‘Warning all men to the judgement’

A hundred years after Columbus, written sources show a continued sense of the decay of the world and an expectation of its ending. Astronomical events, unusual weather, bad harvests, and national and international conflict seemed to point to the fulfilment of this prophecy.[98] While for Columbus, a Catholic, the apocalyptic vision had been that of the new heaven and the new earth, for English Protestants such as John Bale and Stephen Batman it was the downfall of Antichrist, identifiable with the papacy in the climate of the times.[99] Contemporary works warning of imminent apocalypse include Batman’s verse tract of 1581, to which he refers in Book 18 at the end of Bartholomew’s chapter about the dragon: ‘Of the wonderful greatnesse of Dragons and how manye sortes hath bene, and of the mischiefes they have done, read the Chronicle of the Doome.’[100] In Book 11, he adds a margin note to the column text in the chapter on the rainbow: ‘That the rainbowe shall not be seene 40 yeares before the dome.’[101] Such comments indicate that Batman saw his own and others’ printed books, especially ‘Properties’, as tools to use not only for declaring political abuses, but also for saving the souls of his parishioners by reminding them that the end was near.

Bartholomew’s chapters on rumoured monsters provide another platform from which Batman inveighs against what he sees as corruption and wickedness, moral and political, in his own country.

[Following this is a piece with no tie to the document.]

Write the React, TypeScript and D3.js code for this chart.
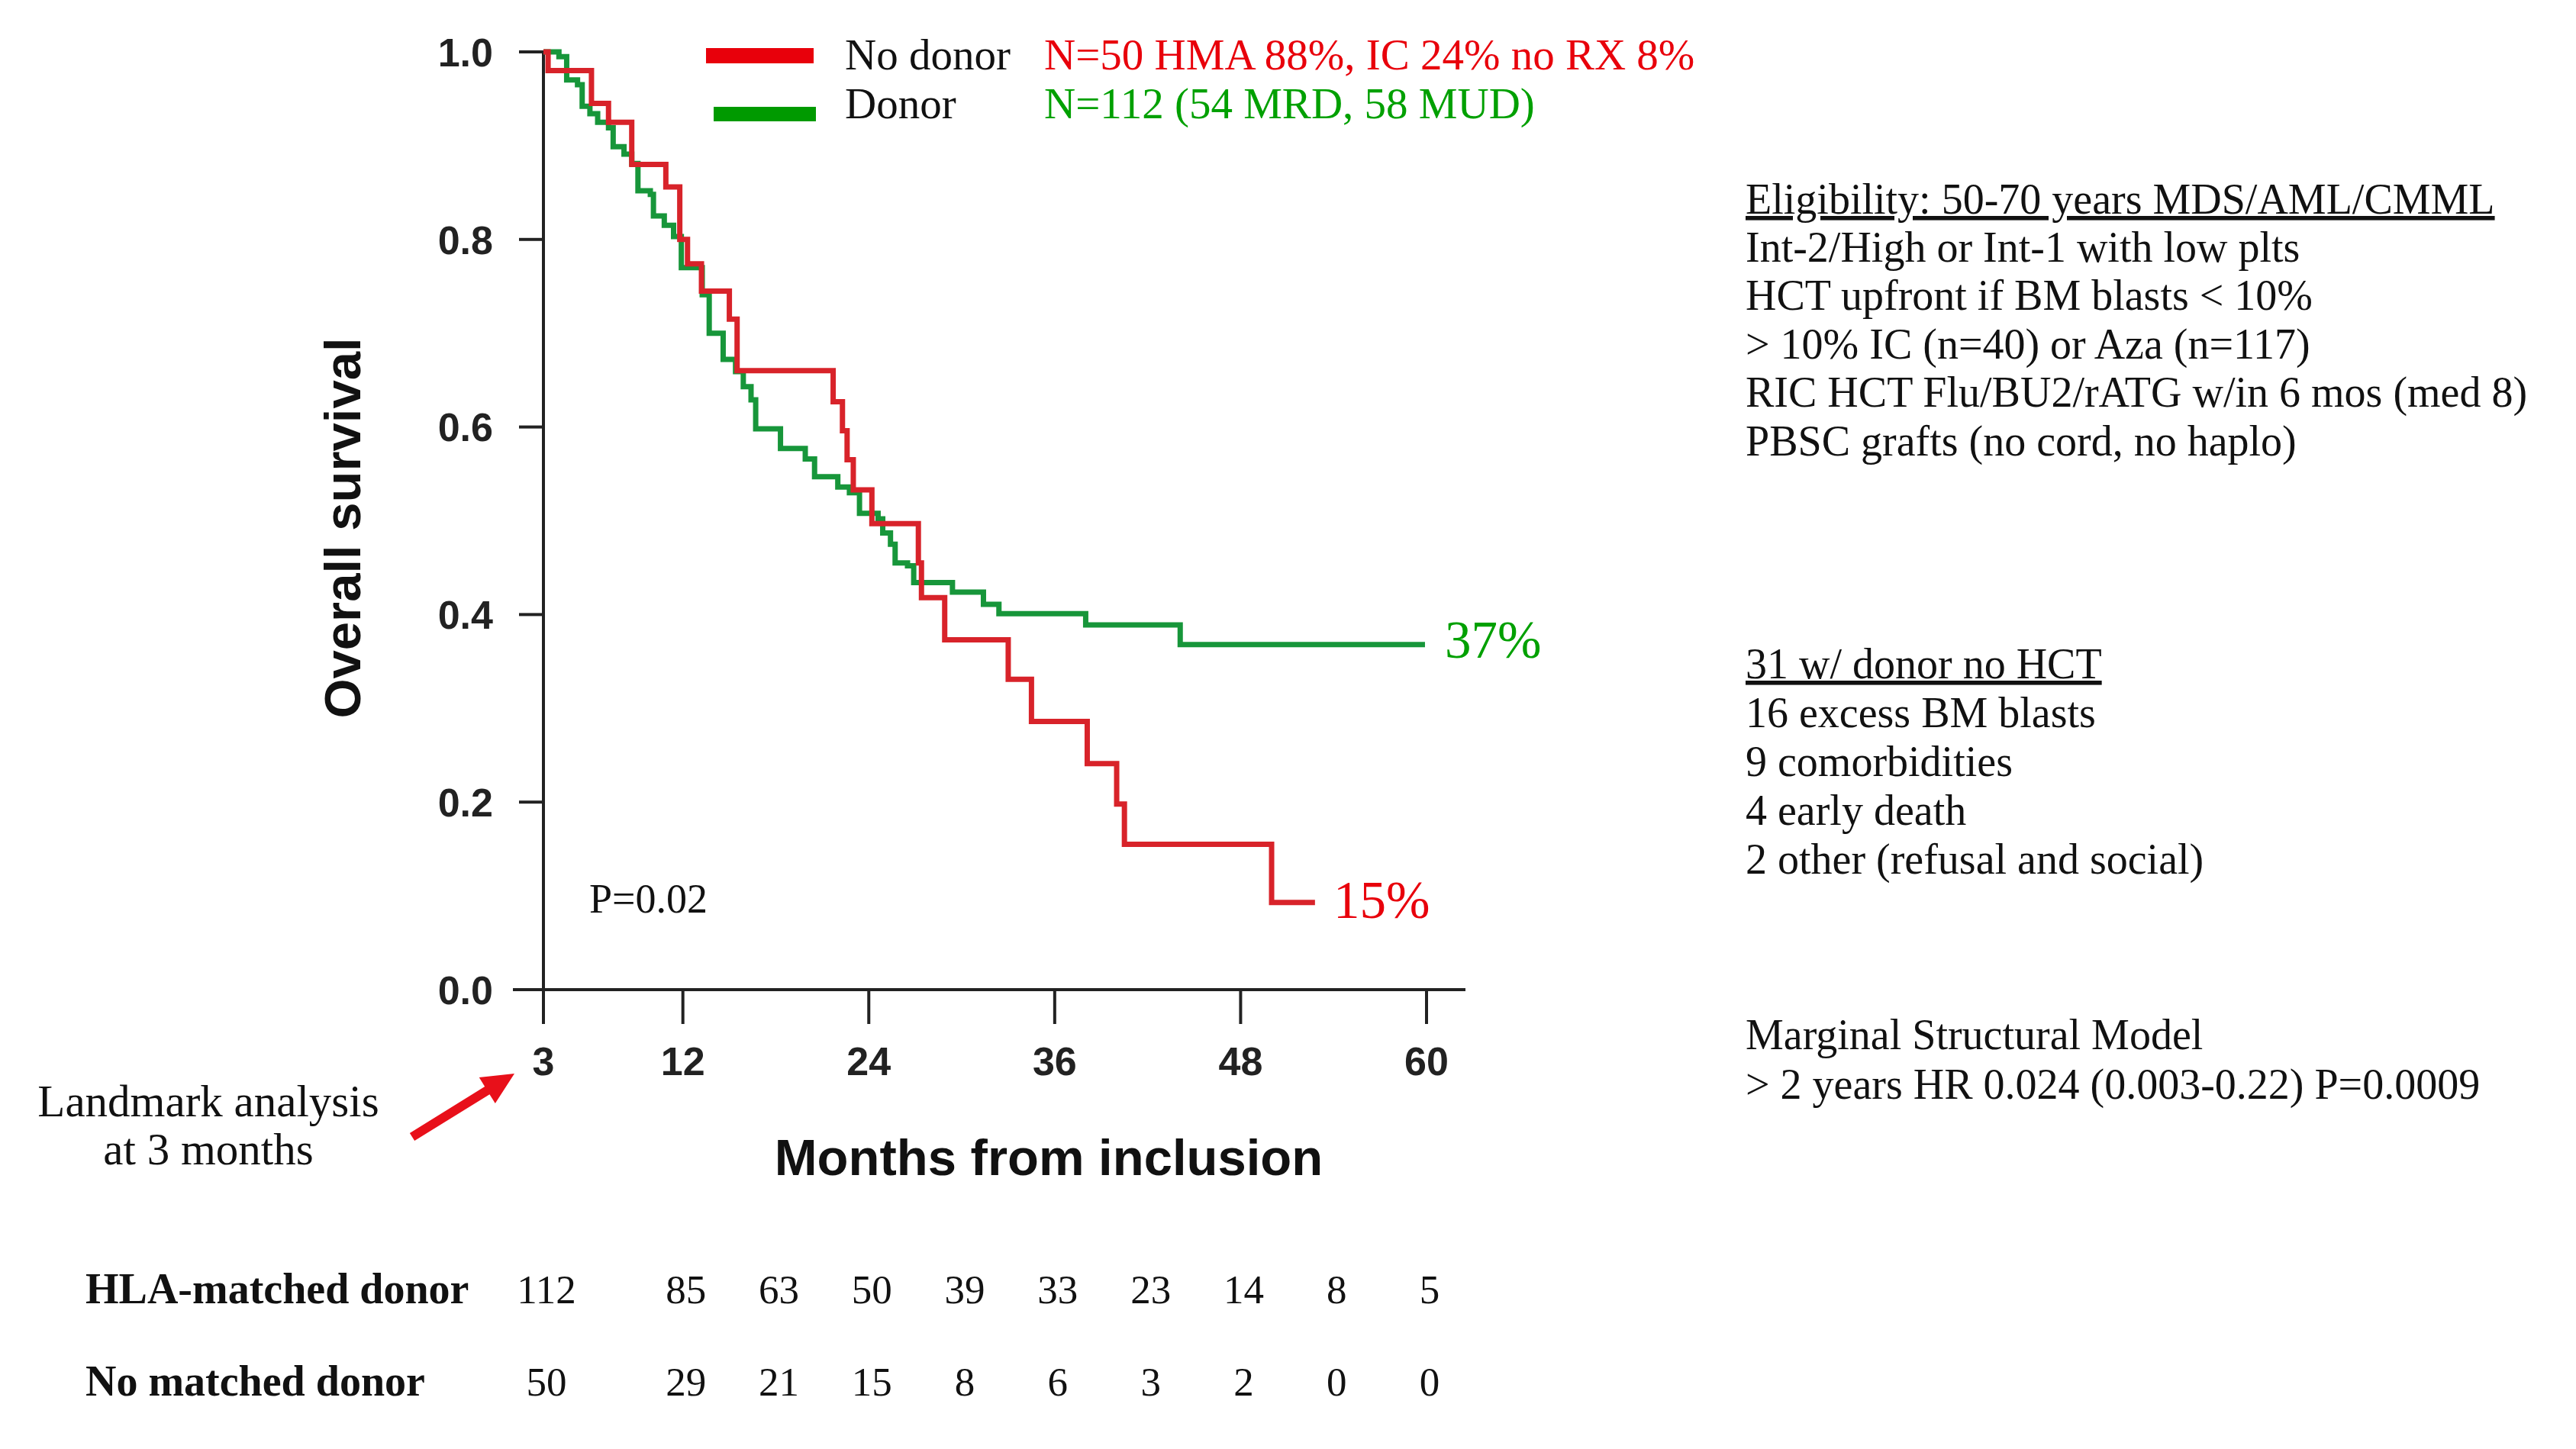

From his identification of abhorrent and monstrous creatures with the religious sect known as The Family of Love, for example, we can see something of the way the print medium helped to direct establishment hostility towards such non-conformists. In 1578 Batman had likened the founder of the sect, Henry Nicholas, to the monster ‘onacratolus’, and in 1580 the queen issued a Proclamation against the Sectaries of the Family of Love, ordered their books to be burned and members to be imprisoned, but they continued to spread.[102] In Book 5 on the chapter on the head, the column text mentions the fish ‘Lamia, that hath as the Glose saith … an head as a maide, and bodie like a grimme beast’. Here Batman adds a long margin note describing the monster:

Lamie, a kinde of women, by whose sight infants are frighted, & become Elues, they be also those that bee called Ladies of the Fairies, which do allure yong men to company carnaly with them, & after those men are consumed by lechery, they deuour them.[103]

It is arguable that the ‘lamia’ signified for Batman moral corruption, non-conformist sects and, in particular, the Family of Love. In a copy of The Doctrine of the Heart, written in English in an early-fifteenth-century hand, Batman had made a marginal drawing of a scaly bird with a woman’s head, wearing a steeple head-dress, and another of a man with a balance; it seems reasonable to speculate on a possible connection between this image of a woman-headed bird and Batman’s marginal comment in Book 5.[104] Similarly, in Book 12 against Bartholomew’s chapter on mergus, the cormorant, he adds: ‘Of the doung of these filthie sectes have proceeded a newe Mergus, a cormorant foule, the familie of love.’[105] Batman’s shafts aimed at the Family of Love from the margins of Bartholome and elsewhere are consistent with the evidence that extreme nonconformist sects were being suppressed during the 1580s.

It is important to note that even though the editions printed by De Worde and by Berthelet, and re-interpreted by Stephen Batman, give Properties the appearance of an expository rather than a devotional text, a reader could still find confirmation in them of the belief that the cosmos and the properties of the things within it displayed God’s creation of, and purpose for, the world. This was fundamental doctrine for Catholics and Protestants alike. In spite of new discoveries and technologies, at the start of the early modern period Bartholomew’s work still supported with its authority a fundamentally medieval conception of the physical world and the larger cosmos, of world history, and of belief in the coming of Judgement Day founded on the Bible’s teaching. We can conclude that it was a safe text for readers whatever the prevailing orthodoxy during the reigns of Henry, Edward, Mary and Elizabeth, being an explicitly utilitarian text that could lend itself to a covert devotional purpose.